また、今週はユーロ単体での動きにも注意してください。
パリオリンピックの影響が徐々に為替相場に出ていることもあり、治安面での動向で動きがあるかもしれません。
今週はEUのGDP・CPIも発表されるということもあり、インフレリスクに関する情報も追っていくと良いでしょう。
EUR/USDの振り返り
EUR/USD1時間足の様子です。
EUR/USDは、直近で上昇が続いていましたが、7月3週目に入り高値から転換していました。

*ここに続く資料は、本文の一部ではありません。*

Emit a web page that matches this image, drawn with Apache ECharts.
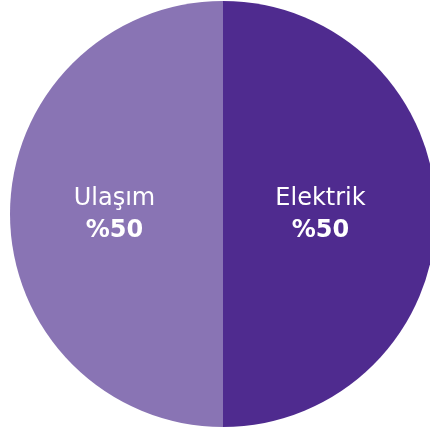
<!DOCTYPE html>
<html>
<head>
<meta charset="utf-8">
<script src="https://cdn.jsdelivr.net/npm/echarts@6/dist/echarts.min.js"></script>
<style>
html,body{margin:0;padding:0;background:#fff;}
#chart{width:430px;height:430px;}
</style>
</head>
<body>
<div id="chart"></div>
<script>
const categories = ['Elektrik', 'Ulaşım'];
const values = [50, 50];
const colors = ['#4f2b8f', '#8974b4'];

const chart = echarts.init(document.getElementById('chart'), null, {renderer: 'canvas'});
chart.setOption({
  animation: false,
  series: [{
    type: 'pie',
    center: [223, 214],
    radius: [0, 213],
    startAngle: 90,
    clockwise: true,
    data: categories.map((c, i) => ({name: c, value: values[i], itemStyle: {color: colors[i]}})),
    itemStyle: {borderWidth: 0},
    label: {
      show: true,
      position: 'inner',
      formatter: p => '{a|' + p.name + '}\n{b|%' + p.value + '}',
      rich: {
        a: {color: '#fff', fontSize: 24, fontFamily: 'DejaVu Sans', fontWeight: 'normal', lineHeight: 32},
        b: {color: '#fff', fontSize: 24, fontFamily: 'DejaVu Sans', fontWeight: 'bold', lineHeight: 32}
      }
    },
    labelLayout: function (p) {
      const cx = p.labelRect.x + p.labelRect.width / 2;
      return {dx: cx < 223 ? 1 : -12, dy: 1};
    },
    labelLine: {show: false},
    emphasis: {disabled: true}
  }]
});
</script>
</body>
</html>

4週目の今回も下落の勢いが強かったと見て良いでしょう。
7月23日には、対米ドルでのユーロ売りが強くなった影響で、直近の安値を更新します。
- 市場のリスクオフに伴う相対的なユーロ売り
- PMIでの結果が弱い内容が続く
上記のような要因で、ユーロ売りが強く出た相場でした。
しかし、下落は一時的で週の後半にかけてはレンジを形成します。
ユーロの売りは依然として強くありましたが、米ドルの売りも同時に出た影響です。
結果、週末にかけては大きく動くことなく、レンジ内で終値を迎えています。
今週のポイント(テクニカル)
今週のEUR/JPYのポイントをテクニカル面で見ていきます。
こちらは、30分足の動向を示しています。
1時間足ではレンジ気味の推移と判断できましたが、30分足では徐々に安値が切り上がっていることが確認できます。
週末にかけて徐々にレンジ幅が小さくなっていった三角持ち合いを形成中です。
持ち合い相場はブレイクの前兆になりやすいので、今週に大きく動く可能性が高いと見ていいでしょう。
また、直近の下落時を見ると、下ヒゲが頻発していることが分かります。
徐々の下落の力が弱まっている証拠とも捉えられるので、週明け以降に現在の高値を更新できるかが重要となってきそうです。
今週のポイント(ファンダメンタルズ)
今週のEUR/USD相場で注意すべきファンダメンタルズ的要因は以下の通りです。
- EU四半期国内総生産および、消費者物価指数の影響
- FOMCおよび、パウエルFRB議長会見の内容
- 雇用統計の影響
今週は、米・EUどちらの指標も大きな影響を与えると考えられます。
EUでは、国内総生産や消費者物価指数の影響に注意してください。
ECBは9月ごろに追加利下げを実施する見通しですが、インフレの状況次第とも考えられます。
FOMCでは早期利下げがないとされながらも、パウエル議長の会見や雇用統計の影響は強く出そうです。
テクニカル面よりも、ファンダメンタルズ面での予期せぬ動きに警戒して、急変動にも巻き込まれても大丈夫な資金管理で臨みましょう。
まとめ
USD/JPY→現在の価格帯である154.75円付近で明確な反発を見せれば、151円台後半までの再挑戦が見込まれる。日銀の政策金利に注目。
EURJPY→直近安値の164.8円台まで挑戦できるかに注目。オリンピックの影響やEUのGDP・CPIに警戒。
EUR/USD→持ち合い相場形成後のブレイクが出る可能性が高い。米・EUの各重要指標に注目。
今週から8月もスタートするということで、各主要国での重要指標が多くなります。
一時的な急変動や予期せぬ動きを見せる可能性が高いので、注意して取引を行いましょう。